What’s that on my Eastern redcedar trees? East Texas expert explains.
Published 5:10 am Sunday, January 5, 2025
- Purple wintercreeper is pictured in the summer. (Contributed Photo)
Dear Neil: My daughter in East Texas has several redcedars in the field next to her house. When we were visiting at Christmas two of them were rusty colored all over. What causes that? They looked normal all summer. She says they do this every year.
They are loaded with pollen. If she were to go out on a dry day and tap one of the bronze branches with a broom handle, she would see clouds of pollen float away. Cone-bearing plants are pollinated by wind (not by bees), and their pollen is lightweight, capable of being carried for many miles. That’s why you hear weather reporters giving data on cedar pollen in winter and early spring as it blows northward from South Texas, the Hill Country, and other parts of Texas where these native junipers predominate. My wife suffers from allergies to their pollen, so we watch the colors of native cedars closely. She uses nasal sprays daily starting in fall to build up her tolerance. Even though we have many redcedars on our own property, the aerosol medication has allowed her to lead a normal life without allergic problems. Anyone with problems should visit an allergist.
Dear Neil: What would be the best groundcover for holding soil on a sunny western slope going down to the city sidewalk? Erosion has been a problem in the past as we tried to get something started.
Let me start with the obvious. Common bermudagrass is always first choice. You can lay it as sod and have almost instant coverage to hold the soil tightly in place. Lay the sod across the slope rather than up and down so that as rainfall runoff drains rapidly through it, soil won’t be washed from its seams.
If the slope is too extreme for you to mow the grass safely, then you could consider having a retaining wall built to lessen the changes in elevation gradually by stairsteps. That works very well, but if it’s a dramatic difference in height you may want to hire a landscape contractor with experience in building retaining walls successfully. Soil behind the wall will have a great deal of weight capable of exerting a huge amount of pressure. You don’t want it pushing the wall out, either after the first heavy rain or gradually over the years.
And to your real answer, the best full-sun groundcover to hold soil on a slope would be purple wintercreeper euonymus. Buy 1-gallon pots and space them 15 inches apart checkerboard style. Better yet, prepare the soil, then roll out jute landscape netting and plant the wintercreeper though cuts you make to accommodate the plants. Rainfall runoff will run down the fibers of the fabric instead of on the surface of the soil. The netting will decay within a year or two, and the wintercreeper will root through it and into the soil.

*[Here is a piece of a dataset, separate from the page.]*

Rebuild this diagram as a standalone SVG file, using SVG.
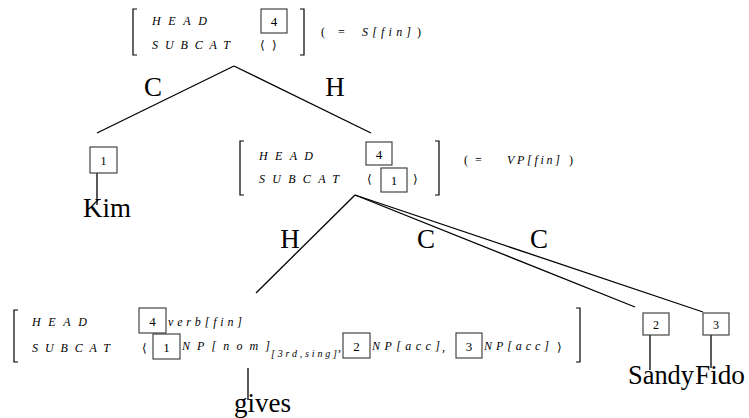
<svg xmlns="http://www.w3.org/2000/svg" width="749" height="418" viewBox="0 0 749 418">
<style>
.lbl{font-family:"Liberation Serif",serif;font-style:italic;font-size:12px;fill:#000}
.txt{font-family:"Liberation Serif",serif;font-size:12px;fill:#000}
.ang{font-family:"DejaVu Serif","Liberation Serif",serif;font-size:12px;fill:#000}
.num{font-family:"Liberation Serif",serif;font-size:13px;text-anchor:middle;fill:#000}
.word{font-family:"Liberation Serif",serif;font-size:27px;fill:#000}
.elab{font-family:"Liberation Serif",serif;font-size:27px;text-anchor:middle;fill:#000}
.box{fill:#fff;stroke:#333;stroke-width:1.1}
.br{fill:none;stroke:#000;stroke-width:1.2}
.edge{stroke:#000;stroke-width:1.3;fill:none}
</style>
<rect width="749" height="418" fill="#fff"/>
<g id="connectors">
<line class="edge" x1="234" y1="66" x2="97" y2="133"/>
<line class="edge" x1="234" y1="66" x2="371" y2="133"/>
<line class="edge" x1="97" y1="173" x2="97" y2="205"/>
<line class="edge" x1="355" y1="195" x2="256" y2="293"/>
<line class="edge" x1="355" y1="195" x2="635" y2="307"/>
<line class="edge" x1="355" y1="195" x2="703" y2="312"/>
<line class="edge" x1="248" y1="368" x2="248" y2="400"/>
<line class="edge" x1="650" y1="335" x2="650" y2="370"/>
<line class="edge" x1="711" y1="335" x2="711" y2="368"/>
<text class="elab" x="153" y="96">C</text>
<text class="elab" x="335" y="96">H</text>
<text class="elab" x="290" y="248">H</text>
<text class="elab" x="426" y="248">C</text>
<text class="elab" x="539" y="248">C</text>
</g>
<g id="root">
<path class="br" d="M137,9 H133 V55 H137"/>
<text class="lbl" x="152" y="25" textLength="55" lengthAdjust="spacing">HEAD</text>
<text class="lbl" x="152" y="49" textLength="78" lengthAdjust="spacing">SUBCAT</text>
<rect class="box" x="261" y="9" width="26" height="24"/>
<text class="num" x="274" y="26">4</text>
<text class="ang" x="260" y="49">⟨</text>
<text class="ang" x="272" y="49">⟩</text>
<path class="br" d="M300,9 H304 V55 H300"/>
<text class="txt" x="321" y="36">(</text>
<text class="txt" x="338" y="36">=</text>
<text class="lbl" x="362" y="36" textLength="49" lengthAdjust="spacing">S[fin]</text>
<text class="txt" x="417" y="36">)</text>
</g>
<g id="kim">
<rect class="box" x="90" y="147" width="27" height="26"/>
<text class="num" x="103.5" y="165" style="font-size:12px">1</text>
<text class="word" x="83" y="217">Kim</text>
</g>
<g id="vp">
<path class="br" d="M244,141 H240 V195 H244"/>
<text class="lbl" x="259" y="160" textLength="54" lengthAdjust="spacing">HEAD</text>
<text class="lbl" x="259" y="183" textLength="80" lengthAdjust="spacing">SUBCAT</text>
<rect class="box" x="366" y="142" width="26" height="23"/>
<text class="num" x="379" y="159">4</text>
<text class="ang" x="367" y="183">⟨</text>
<rect class="box" x="381" y="168" width="26" height="24"/>
<text class="num" x="394" y="185">1</text>
<text class="ang" x="413" y="183">⟩</text>
<path class="br" d="M435,141 H439 V195 H435"/>
<text class="txt" x="464" y="164">(</text>
<text class="txt" x="475" y="164">=</text>
<text class="lbl" x="507" y="164" textLength="53" lengthAdjust="spacing">VP[fin]</text>
<text class="txt" x="569" y="164">)</text>
</g>
<g id="gives">
<path class="br" d="M18,310 H14 V362 H18"/>
<text class="lbl" x="32" y="326" textLength="55" lengthAdjust="spacing">HEAD</text>
<text class="lbl" x="32" y="352" textLength="78" lengthAdjust="spacing">SUBCAT</text>
<rect class="box" x="139" y="308" width="27" height="25"/>
<text class="num" x="152.5" y="326">4</text>
<text class="lbl" x="168" y="326" textLength="74" lengthAdjust="spacing">verb[fin]</text>
<text class="ang" x="142" y="352">⟨</text>
<rect class="box" x="153" y="334" width="27" height="25"/>
<text class="num" x="166.5" y="352">1</text>
<text class="lbl" x="182" y="350" textLength="88" lengthAdjust="spacing">NP[nom]</text>
<text class="lbl" x="271" y="357" style="font-size:10px" textLength="66" lengthAdjust="spacing">[3rd,sing]</text>
<text class="txt" x="338" y="351">,</text>
<rect class="box" x="343" y="333" width="27" height="25"/>
<text class="num" x="356.5" y="351">2</text>
<text class="lbl" x="372" y="350" textLength="68" lengthAdjust="spacing">NP[acc]</text>
<text class="txt" x="442" y="351">,</text>
<rect class="box" x="456" y="333" width="26" height="25"/>
<text class="num" x="469" y="351">3</text>
<text class="lbl" x="484" y="350" textLength="65" lengthAdjust="spacing">NP[acc]</text>
<text class="ang" x="557" y="351">⟩</text>
<path class="br" d="M576,308 H580 V362 H576"/>
<text class="word" x="234" y="412">gives</text>
</g>
<g id="sandy">
<rect class="box" x="643" y="313" width="26" height="22"/>
<text class="num" x="656" y="329" style="font-size:12px">2</text>
<text class="word" x="628" y="384" textLength="66" lengthAdjust="spacingAndGlyphs">Sandy</text>
</g>
<g id="fido">
<rect class="box" x="703" y="313" width="26" height="22"/>
<text class="num" x="716" y="329" style="font-size:12px">3</text>
<text class="word" x="695" y="384" textLength="50" lengthAdjust="spacingAndGlyphs">Fido</text>
</g>
</svg>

Dear Neil: My son attended an Earth Day conference last spring. He was given this tree, but since he lives in an apartment, it came to me to plant. I’ve been growing it in a pot, but I know it needs to be planted into the ground. I need help identifying it so that I’ll know where it should be planted.
I normally don’t do plant IDs here, since they’re usually of interest only to the one person, but yours is of general importance. I get a lot of questions about oak species that are given out in the free-tree plant distributions. This looks like Monterrey oak, also known as Mexican white oak (Quercus polymorpha). It is one of the more common ones to be handed out. It’s resistant to oak wilt, and it’s adapted to a variety of soils. My biggest concern is with its winter hardiness. It was new to the market 35 or 40 years ago, and thousands of people from South and South Central Texas northward lost theirs in that awful cold spell of February 2021. That’s probably why it’s native to Mexico and only to a limited area of deep South Texas.
Dear Neil: The slope in our backyard is so steep that I can see directly into the neighbor’s yard in spite of a 6-foot cedar fence. I currently have Ebbengi elaeagnus, but the long shoots are unsightly. What will grow to 10 feet and handle the sun well? I’ve been looking at Nellie R. Stevens and Needlepoint hollies and Coppertone Bronze loquat.
You’re asking a guy who uses hollies all over his own landscape. Needlepoints won’t grow to be that tall anytime soon, but Nellie R. Stevens hollies are my go-to shrubs for 10- to 12-foot (or taller) screens. Start with plants that are 5 or 6 feet tall (or taller), and space them 8 feet apart, even if they look a little lonely initially. Closer plantings cause the hollies to lose too many lower branches. You could also use tree-form yaupon hollies set into a bed 6 or 7 feet out from your fence. Where they’re adapted, loquats are fine, but there are cold issues and diseases that would score them down a bunch for me. Be careful not to let the hollies dry out for the first couple of years. They don’t wilt conspicuously, so it’s easy for new holly growers to let them get too dry without realizing it. It’s best to water them by hand with a garden hose, soaking their soil deeply and thoroughly on a regular basis.